Work required
Print the lines starting at the line containing "Recreate this image" and ending at the line containing "return rects, (x, y + rh, w, h - rh)", exactly and in full, without the pictures.

Records provided
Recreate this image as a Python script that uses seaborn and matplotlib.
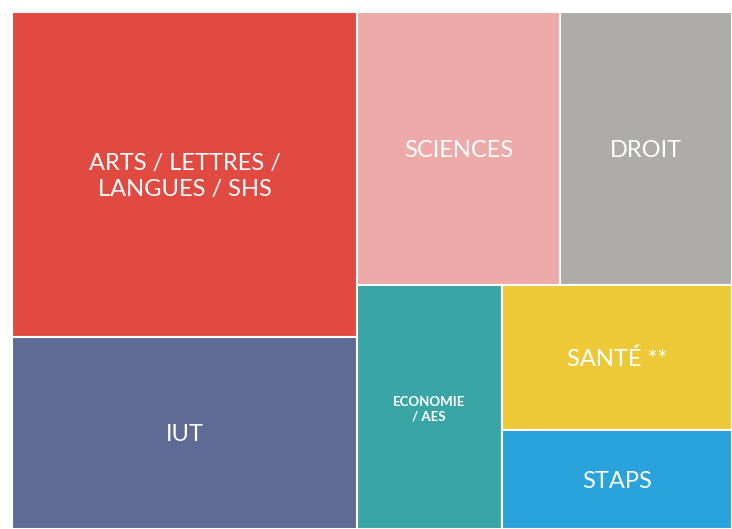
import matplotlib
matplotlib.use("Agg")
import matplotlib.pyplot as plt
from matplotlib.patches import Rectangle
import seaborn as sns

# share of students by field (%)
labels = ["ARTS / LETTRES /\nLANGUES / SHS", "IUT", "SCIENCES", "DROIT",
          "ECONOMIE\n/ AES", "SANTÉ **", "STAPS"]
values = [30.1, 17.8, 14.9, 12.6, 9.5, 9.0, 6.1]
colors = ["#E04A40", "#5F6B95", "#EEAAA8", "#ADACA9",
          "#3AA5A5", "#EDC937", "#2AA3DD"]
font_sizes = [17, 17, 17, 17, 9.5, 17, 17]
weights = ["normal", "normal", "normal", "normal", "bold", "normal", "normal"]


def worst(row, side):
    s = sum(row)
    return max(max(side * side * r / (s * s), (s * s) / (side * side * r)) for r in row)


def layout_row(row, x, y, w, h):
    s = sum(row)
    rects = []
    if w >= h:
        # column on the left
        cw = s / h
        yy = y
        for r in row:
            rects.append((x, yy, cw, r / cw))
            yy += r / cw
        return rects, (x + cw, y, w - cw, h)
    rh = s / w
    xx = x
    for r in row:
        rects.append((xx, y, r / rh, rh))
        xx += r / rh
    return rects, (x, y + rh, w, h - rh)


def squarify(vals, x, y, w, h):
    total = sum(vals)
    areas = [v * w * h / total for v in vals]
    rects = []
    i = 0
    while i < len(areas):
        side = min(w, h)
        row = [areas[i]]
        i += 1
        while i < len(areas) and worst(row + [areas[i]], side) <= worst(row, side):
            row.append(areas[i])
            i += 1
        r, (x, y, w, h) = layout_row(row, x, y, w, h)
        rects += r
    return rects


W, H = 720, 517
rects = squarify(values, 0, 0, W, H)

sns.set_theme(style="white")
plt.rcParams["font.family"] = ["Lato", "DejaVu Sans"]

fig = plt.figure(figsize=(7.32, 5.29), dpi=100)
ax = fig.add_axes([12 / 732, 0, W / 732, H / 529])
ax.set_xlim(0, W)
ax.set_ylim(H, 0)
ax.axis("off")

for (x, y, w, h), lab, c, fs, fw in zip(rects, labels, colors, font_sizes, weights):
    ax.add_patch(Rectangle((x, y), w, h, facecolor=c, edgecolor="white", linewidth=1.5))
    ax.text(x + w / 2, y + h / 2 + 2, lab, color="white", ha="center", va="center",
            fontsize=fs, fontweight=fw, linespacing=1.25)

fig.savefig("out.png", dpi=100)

--

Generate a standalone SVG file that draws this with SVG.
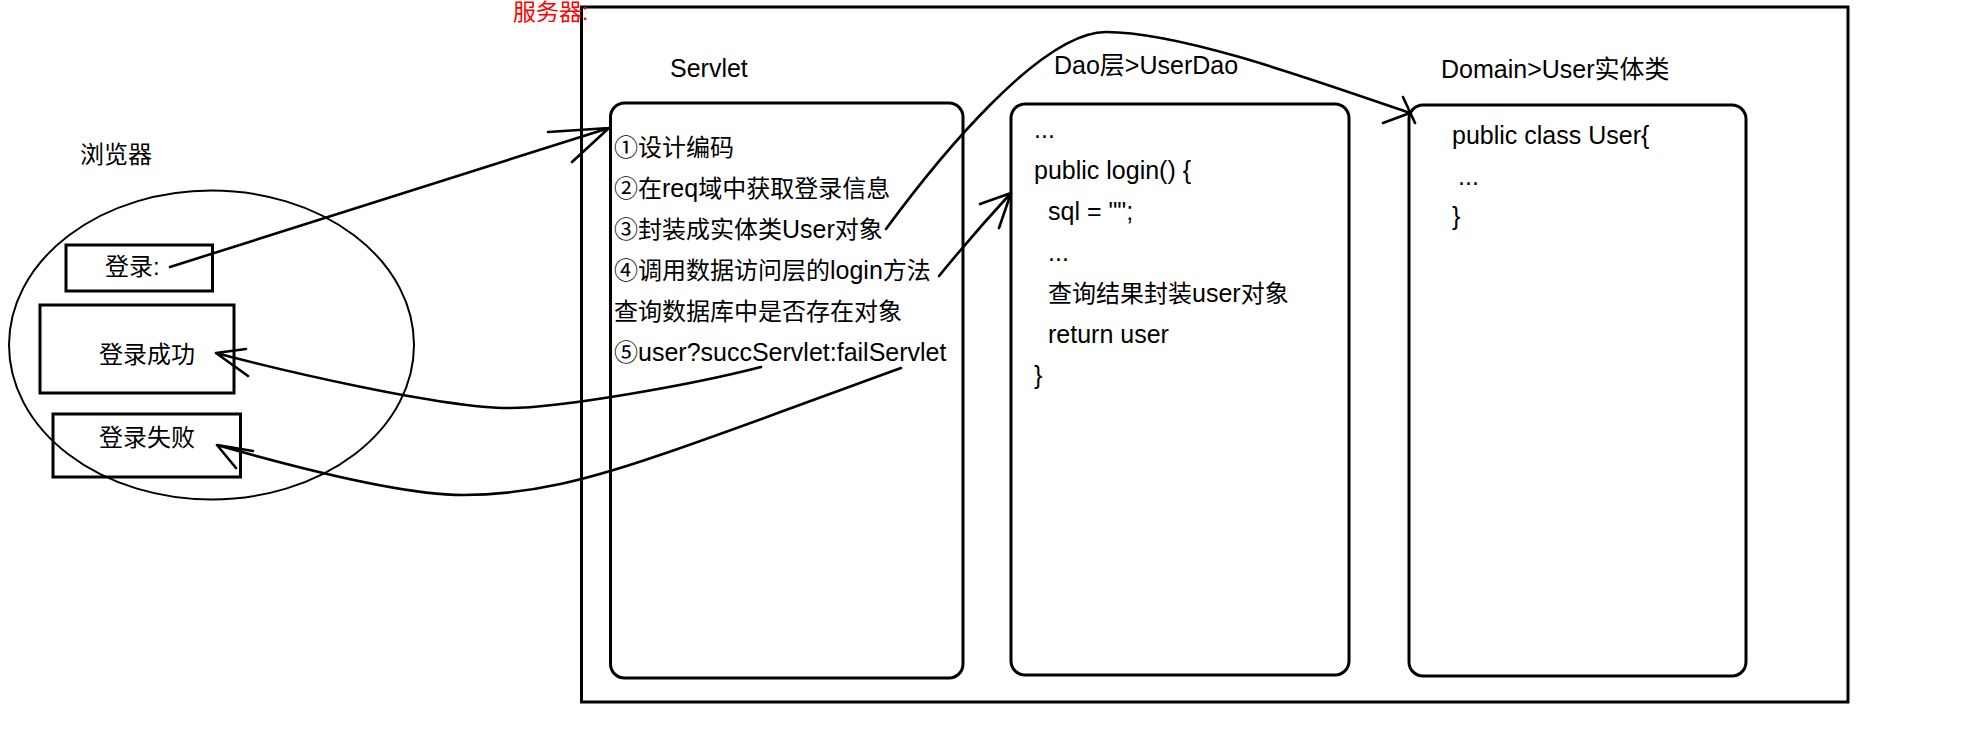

---

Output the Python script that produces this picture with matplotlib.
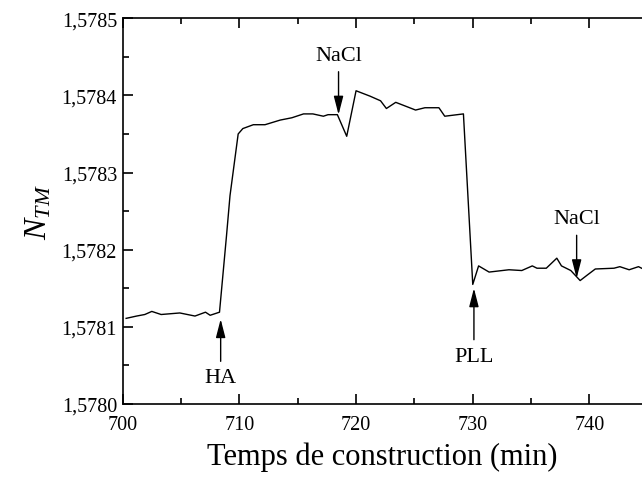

Response to the task
Recreate this image as a Python script that uses seaborn and matplotlib.
import matplotlib
matplotlib.use("Agg")
import matplotlib.pyplot as plt
from matplotlib.patches import Rectangle
import seaborn as sns

# share of students by field (%)
labels = ["ARTS / LETTRES /\nLANGUES / SHS", "IUT", "SCIENCES", "DROIT",
          "ECONOMIE\n/ AES", "SANTÉ **", "STAPS"]
values = [30.1, 17.8, 14.9, 12.6, 9.5, 9.0, 6.1]
colors = ["#E04A40", "#5F6B95", "#EEAAA8", "#ADACA9",
          "#3AA5A5", "#EDC937", "#2AA3DD"]
font_sizes = [17, 17, 17, 17, 9.5, 17, 17]
weights = ["normal", "normal", "normal", "normal", "bold", "normal", "normal"]


def worst(row, side):
    s = sum(row)
    return max(max(side * side * r / (s * s), (s * s) / (side * side * r)) for r in row)


def layout_row(row, x, y, w, h):
    s = sum(row)
    rects = []
    if w >= h:
        # column on the left
        cw = s / h
        yy = y
        for r in row:
            rects.append((x, yy, cw, r / cw))
            yy += r / cw
        return rects, (x + cw, y, w - cw, h)
    rh = s / w
    xx = x
    for r in row:
        rects.append((xx, y, r / rh, rh))
        xx += r / rh
    return rects, (x, y + rh, w, h - rh)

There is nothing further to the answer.